**Written exercise**.
Quote the data exactly, first line to the line containing "Chart.register(...registerables);", with no pictures.

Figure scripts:
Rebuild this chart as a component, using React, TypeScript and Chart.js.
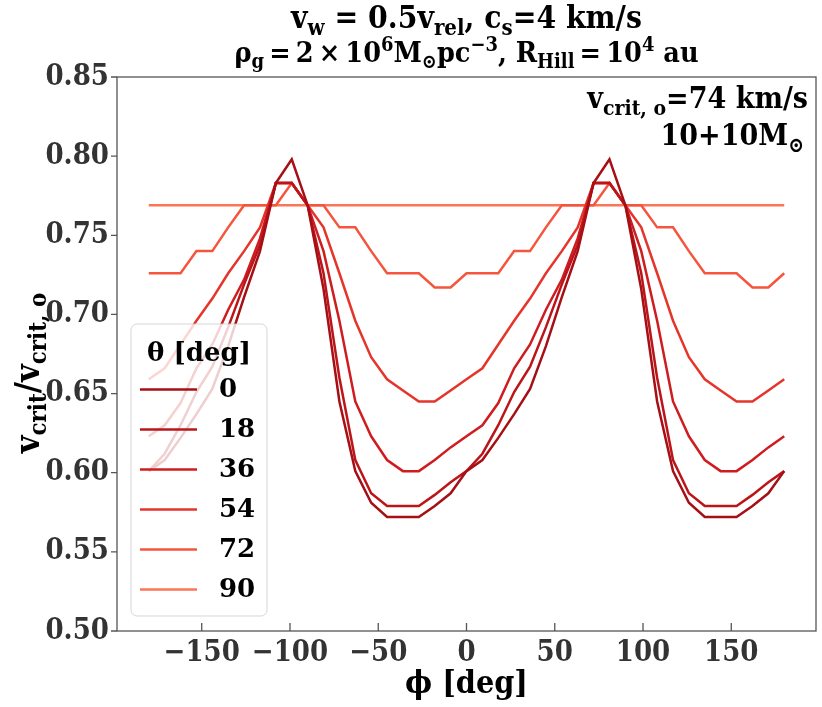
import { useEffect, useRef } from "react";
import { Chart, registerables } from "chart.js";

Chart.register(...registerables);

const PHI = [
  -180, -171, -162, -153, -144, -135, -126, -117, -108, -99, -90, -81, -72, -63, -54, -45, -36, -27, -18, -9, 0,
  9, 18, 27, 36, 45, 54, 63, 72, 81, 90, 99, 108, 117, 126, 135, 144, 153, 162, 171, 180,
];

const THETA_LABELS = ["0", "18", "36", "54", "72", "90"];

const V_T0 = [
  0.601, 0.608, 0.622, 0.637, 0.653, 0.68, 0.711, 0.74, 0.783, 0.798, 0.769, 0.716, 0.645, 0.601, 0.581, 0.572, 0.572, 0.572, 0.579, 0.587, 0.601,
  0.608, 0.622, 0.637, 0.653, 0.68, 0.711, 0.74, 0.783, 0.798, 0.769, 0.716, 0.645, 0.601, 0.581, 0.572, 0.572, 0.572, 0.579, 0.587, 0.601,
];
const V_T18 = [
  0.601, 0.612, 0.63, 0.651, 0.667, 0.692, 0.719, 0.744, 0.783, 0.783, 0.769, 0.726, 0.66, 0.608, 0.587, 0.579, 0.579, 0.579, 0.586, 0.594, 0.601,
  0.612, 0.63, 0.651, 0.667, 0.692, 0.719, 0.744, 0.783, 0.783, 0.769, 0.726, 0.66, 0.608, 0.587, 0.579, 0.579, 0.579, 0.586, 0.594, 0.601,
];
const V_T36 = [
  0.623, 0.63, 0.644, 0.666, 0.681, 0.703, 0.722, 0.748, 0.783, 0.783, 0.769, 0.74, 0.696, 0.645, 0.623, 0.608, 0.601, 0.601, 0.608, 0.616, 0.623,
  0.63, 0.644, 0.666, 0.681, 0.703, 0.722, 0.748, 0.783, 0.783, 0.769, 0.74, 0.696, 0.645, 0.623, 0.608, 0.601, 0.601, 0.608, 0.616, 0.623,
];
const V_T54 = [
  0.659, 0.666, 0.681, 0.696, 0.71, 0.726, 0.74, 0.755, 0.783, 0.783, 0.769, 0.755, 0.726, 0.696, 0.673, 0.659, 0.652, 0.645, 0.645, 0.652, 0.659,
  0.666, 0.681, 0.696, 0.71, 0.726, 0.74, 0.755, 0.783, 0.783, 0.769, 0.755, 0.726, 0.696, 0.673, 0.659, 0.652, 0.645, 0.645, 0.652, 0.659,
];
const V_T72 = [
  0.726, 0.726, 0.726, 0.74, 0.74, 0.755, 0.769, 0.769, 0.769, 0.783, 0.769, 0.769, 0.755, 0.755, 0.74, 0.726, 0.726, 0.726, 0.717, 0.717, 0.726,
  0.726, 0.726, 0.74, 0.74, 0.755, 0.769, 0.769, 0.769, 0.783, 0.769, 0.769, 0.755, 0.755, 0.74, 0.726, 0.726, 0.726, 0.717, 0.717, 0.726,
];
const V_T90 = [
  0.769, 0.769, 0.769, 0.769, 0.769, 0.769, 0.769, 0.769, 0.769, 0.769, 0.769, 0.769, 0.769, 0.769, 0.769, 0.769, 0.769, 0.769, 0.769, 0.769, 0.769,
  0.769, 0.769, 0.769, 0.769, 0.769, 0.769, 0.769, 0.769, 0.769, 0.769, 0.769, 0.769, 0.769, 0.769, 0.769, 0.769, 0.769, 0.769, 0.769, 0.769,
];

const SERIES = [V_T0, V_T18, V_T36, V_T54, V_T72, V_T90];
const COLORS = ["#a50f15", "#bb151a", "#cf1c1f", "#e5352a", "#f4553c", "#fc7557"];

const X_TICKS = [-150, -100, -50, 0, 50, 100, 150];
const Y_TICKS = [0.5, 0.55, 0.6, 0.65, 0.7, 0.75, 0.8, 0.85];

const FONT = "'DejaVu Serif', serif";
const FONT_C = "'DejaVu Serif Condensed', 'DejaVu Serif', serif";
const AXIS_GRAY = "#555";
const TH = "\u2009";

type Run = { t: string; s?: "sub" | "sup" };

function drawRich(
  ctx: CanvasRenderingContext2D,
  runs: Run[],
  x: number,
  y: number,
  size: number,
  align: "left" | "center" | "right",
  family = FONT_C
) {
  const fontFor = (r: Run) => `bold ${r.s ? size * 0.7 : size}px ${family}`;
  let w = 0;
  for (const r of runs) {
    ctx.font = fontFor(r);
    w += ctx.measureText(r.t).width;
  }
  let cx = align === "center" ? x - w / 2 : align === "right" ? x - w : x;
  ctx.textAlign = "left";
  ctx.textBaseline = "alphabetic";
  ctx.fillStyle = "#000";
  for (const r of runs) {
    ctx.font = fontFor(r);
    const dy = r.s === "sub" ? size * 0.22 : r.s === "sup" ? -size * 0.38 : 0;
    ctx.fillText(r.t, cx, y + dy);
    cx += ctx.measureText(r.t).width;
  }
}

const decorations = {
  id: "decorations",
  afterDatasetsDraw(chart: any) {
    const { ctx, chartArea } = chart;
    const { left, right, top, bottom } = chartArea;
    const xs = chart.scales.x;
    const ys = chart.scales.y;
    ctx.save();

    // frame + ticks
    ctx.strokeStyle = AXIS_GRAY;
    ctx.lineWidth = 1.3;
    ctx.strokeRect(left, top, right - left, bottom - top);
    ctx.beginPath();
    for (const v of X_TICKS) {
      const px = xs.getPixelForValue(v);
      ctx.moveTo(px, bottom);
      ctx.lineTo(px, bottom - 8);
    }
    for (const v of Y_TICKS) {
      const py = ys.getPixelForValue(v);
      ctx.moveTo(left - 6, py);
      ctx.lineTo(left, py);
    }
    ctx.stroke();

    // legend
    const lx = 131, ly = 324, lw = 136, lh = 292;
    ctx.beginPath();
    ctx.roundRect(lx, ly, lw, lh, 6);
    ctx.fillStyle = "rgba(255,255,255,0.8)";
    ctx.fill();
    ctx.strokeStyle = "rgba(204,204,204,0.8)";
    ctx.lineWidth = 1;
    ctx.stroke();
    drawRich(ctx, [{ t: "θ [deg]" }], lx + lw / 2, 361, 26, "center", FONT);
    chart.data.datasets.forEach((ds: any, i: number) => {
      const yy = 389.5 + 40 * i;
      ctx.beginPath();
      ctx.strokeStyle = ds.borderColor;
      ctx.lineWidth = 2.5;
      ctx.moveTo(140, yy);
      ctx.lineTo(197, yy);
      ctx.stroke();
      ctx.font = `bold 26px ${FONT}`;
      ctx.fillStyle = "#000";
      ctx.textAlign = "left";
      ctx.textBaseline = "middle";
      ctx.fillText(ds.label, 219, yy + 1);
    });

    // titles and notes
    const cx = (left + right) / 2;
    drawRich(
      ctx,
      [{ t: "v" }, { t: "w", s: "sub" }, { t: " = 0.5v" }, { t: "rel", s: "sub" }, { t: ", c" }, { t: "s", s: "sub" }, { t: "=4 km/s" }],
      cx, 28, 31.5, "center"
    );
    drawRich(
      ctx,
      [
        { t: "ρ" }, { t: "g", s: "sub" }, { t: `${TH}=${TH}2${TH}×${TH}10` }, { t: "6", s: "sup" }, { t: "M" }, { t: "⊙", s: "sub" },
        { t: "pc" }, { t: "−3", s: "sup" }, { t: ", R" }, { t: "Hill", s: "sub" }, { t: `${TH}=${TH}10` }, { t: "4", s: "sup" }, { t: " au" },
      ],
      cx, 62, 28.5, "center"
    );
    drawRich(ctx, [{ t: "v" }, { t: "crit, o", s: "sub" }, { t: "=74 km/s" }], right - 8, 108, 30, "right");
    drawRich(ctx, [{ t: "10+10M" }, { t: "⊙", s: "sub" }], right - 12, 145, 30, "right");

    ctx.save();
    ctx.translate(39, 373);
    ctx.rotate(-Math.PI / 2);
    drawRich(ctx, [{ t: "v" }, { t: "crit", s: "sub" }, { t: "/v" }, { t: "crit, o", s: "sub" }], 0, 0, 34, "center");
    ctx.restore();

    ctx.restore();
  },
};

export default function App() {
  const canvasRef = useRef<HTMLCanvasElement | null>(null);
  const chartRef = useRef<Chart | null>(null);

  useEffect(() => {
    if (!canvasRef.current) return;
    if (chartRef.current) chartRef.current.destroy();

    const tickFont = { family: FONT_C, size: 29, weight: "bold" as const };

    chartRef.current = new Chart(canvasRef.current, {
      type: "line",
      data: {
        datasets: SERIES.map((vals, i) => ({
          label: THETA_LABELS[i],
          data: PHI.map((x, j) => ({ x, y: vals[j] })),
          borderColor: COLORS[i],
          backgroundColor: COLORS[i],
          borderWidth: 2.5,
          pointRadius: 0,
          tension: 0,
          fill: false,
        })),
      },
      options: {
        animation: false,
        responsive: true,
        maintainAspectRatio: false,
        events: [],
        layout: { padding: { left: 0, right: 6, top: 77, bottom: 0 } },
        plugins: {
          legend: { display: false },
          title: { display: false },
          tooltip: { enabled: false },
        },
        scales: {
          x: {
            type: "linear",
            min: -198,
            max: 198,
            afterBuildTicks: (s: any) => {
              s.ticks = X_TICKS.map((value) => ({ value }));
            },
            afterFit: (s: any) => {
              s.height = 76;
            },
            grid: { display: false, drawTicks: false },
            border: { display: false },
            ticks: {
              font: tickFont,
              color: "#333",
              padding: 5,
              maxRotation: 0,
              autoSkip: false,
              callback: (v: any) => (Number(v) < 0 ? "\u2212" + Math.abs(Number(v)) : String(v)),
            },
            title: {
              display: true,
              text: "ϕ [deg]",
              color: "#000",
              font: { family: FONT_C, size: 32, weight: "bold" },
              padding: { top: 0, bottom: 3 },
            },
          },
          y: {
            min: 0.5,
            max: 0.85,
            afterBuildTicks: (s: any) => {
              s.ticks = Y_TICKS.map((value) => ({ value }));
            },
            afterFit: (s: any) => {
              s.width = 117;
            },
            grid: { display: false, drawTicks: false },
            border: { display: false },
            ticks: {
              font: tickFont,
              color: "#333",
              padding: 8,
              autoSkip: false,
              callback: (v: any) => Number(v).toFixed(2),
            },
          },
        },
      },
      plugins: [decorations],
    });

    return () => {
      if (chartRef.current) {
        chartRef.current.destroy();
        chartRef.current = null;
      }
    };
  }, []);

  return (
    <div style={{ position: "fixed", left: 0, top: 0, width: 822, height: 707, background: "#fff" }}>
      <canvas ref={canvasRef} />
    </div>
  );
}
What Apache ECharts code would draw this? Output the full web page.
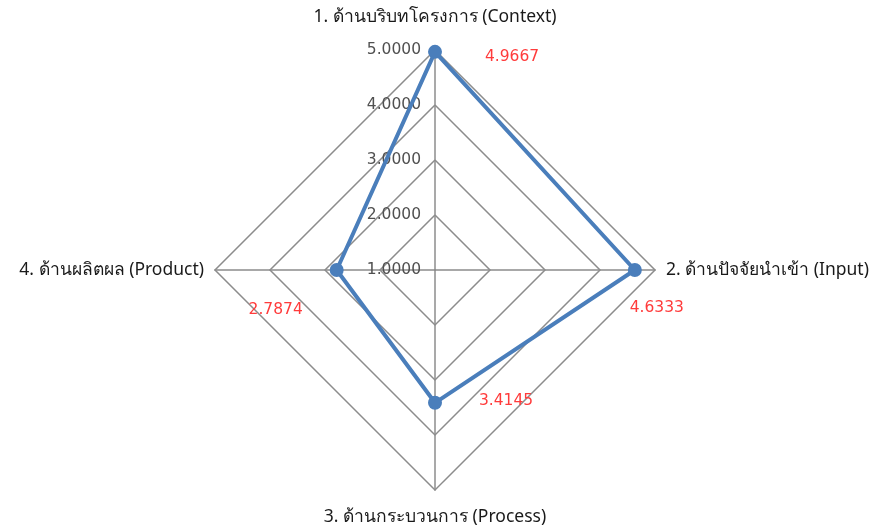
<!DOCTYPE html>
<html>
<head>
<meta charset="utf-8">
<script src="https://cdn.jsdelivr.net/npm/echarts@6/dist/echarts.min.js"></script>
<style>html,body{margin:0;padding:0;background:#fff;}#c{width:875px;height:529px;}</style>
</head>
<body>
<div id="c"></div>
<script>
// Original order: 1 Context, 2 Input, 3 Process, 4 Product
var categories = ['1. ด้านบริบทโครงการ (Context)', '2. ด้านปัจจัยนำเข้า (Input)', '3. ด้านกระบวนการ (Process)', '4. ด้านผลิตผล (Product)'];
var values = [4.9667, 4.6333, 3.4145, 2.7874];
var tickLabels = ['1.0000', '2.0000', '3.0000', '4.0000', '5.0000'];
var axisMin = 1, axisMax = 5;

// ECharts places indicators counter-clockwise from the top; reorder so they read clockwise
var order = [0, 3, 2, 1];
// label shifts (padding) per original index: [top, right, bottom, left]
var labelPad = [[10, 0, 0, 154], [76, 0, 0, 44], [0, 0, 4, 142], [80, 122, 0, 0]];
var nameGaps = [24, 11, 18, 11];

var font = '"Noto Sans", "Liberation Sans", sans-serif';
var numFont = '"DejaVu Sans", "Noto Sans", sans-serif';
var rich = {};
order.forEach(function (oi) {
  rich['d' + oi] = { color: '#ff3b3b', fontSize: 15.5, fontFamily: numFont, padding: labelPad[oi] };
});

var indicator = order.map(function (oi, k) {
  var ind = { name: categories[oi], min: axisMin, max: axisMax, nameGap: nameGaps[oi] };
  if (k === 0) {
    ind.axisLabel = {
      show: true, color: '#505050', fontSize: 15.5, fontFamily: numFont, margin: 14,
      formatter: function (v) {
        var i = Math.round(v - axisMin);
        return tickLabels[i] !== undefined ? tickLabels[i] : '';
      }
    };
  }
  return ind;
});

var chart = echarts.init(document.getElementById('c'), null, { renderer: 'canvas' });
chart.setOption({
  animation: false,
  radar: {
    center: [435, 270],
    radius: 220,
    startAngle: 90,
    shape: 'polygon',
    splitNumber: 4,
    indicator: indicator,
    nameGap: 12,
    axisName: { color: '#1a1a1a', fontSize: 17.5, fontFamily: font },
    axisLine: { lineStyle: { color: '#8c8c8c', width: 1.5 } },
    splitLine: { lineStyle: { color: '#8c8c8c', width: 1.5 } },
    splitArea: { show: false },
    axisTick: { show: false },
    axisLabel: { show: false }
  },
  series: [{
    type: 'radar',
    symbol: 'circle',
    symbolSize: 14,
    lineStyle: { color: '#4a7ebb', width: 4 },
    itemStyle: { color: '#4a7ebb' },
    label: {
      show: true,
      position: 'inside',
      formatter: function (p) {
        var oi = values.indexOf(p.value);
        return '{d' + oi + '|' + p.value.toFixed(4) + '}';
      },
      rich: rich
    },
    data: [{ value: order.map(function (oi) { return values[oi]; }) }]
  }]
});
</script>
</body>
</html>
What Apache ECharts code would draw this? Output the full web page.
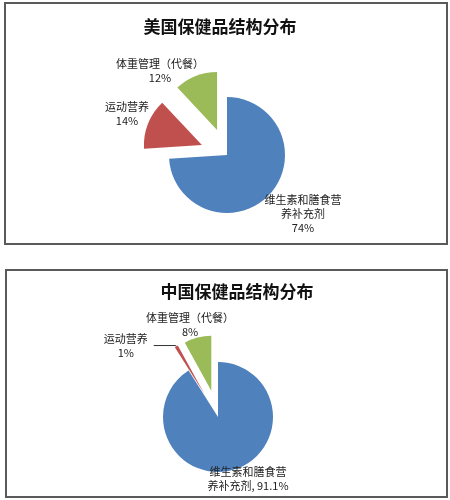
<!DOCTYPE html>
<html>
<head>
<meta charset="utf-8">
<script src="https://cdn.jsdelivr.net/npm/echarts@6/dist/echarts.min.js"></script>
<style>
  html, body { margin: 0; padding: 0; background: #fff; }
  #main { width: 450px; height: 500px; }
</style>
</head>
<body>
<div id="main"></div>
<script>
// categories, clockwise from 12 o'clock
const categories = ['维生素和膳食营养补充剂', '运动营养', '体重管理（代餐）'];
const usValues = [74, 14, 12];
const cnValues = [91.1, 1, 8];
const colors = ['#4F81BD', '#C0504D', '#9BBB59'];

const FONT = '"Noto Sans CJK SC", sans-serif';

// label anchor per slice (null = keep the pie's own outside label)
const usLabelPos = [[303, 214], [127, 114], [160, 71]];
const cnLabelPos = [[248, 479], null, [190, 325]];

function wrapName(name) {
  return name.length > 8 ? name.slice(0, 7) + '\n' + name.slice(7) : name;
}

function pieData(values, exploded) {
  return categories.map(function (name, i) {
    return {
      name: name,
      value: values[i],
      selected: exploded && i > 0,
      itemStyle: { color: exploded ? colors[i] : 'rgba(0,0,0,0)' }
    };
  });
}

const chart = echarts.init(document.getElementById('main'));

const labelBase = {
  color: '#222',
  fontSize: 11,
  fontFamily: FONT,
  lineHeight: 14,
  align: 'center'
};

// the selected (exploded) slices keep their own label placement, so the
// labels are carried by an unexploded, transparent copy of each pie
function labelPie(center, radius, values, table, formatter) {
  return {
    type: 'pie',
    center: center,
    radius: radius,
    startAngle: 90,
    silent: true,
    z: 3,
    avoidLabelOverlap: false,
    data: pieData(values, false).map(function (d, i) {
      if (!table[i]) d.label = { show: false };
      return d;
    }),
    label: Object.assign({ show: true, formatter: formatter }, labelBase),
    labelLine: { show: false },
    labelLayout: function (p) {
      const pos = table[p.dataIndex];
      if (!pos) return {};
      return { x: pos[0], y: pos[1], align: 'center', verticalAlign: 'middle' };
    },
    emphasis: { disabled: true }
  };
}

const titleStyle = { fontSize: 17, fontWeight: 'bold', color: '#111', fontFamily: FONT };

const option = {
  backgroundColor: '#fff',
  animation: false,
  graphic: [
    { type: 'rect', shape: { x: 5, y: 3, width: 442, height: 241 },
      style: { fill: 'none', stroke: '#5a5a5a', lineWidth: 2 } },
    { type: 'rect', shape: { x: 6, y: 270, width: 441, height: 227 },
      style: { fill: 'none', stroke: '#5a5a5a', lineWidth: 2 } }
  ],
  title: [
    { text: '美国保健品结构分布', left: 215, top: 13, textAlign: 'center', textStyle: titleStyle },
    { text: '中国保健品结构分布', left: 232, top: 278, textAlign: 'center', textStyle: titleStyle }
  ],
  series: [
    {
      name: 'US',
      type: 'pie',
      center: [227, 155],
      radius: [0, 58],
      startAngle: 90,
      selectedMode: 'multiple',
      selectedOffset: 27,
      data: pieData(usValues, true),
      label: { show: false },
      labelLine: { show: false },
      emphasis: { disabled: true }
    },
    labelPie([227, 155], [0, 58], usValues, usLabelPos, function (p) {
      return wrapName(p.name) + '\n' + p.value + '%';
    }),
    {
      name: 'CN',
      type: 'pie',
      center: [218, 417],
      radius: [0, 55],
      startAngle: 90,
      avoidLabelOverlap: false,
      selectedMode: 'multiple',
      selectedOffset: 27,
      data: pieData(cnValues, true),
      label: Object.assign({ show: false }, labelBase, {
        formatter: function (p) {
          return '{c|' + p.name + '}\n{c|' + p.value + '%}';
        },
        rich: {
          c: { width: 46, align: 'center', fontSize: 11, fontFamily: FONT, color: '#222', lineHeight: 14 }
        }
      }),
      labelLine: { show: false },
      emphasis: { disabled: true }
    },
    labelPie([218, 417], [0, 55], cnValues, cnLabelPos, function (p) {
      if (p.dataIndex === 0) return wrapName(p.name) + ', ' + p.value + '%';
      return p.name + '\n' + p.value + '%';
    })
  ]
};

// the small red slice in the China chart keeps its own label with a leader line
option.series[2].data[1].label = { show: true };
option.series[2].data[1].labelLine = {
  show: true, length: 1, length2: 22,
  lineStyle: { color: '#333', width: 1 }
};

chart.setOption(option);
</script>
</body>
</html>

**Exercise result**.
Rebuild this chart as a component, using React, TypeScript and Chart.js.
import { useEffect, useRef } from "react";
import { Chart, registerables } from "chart.js";

Chart.register(...registerables);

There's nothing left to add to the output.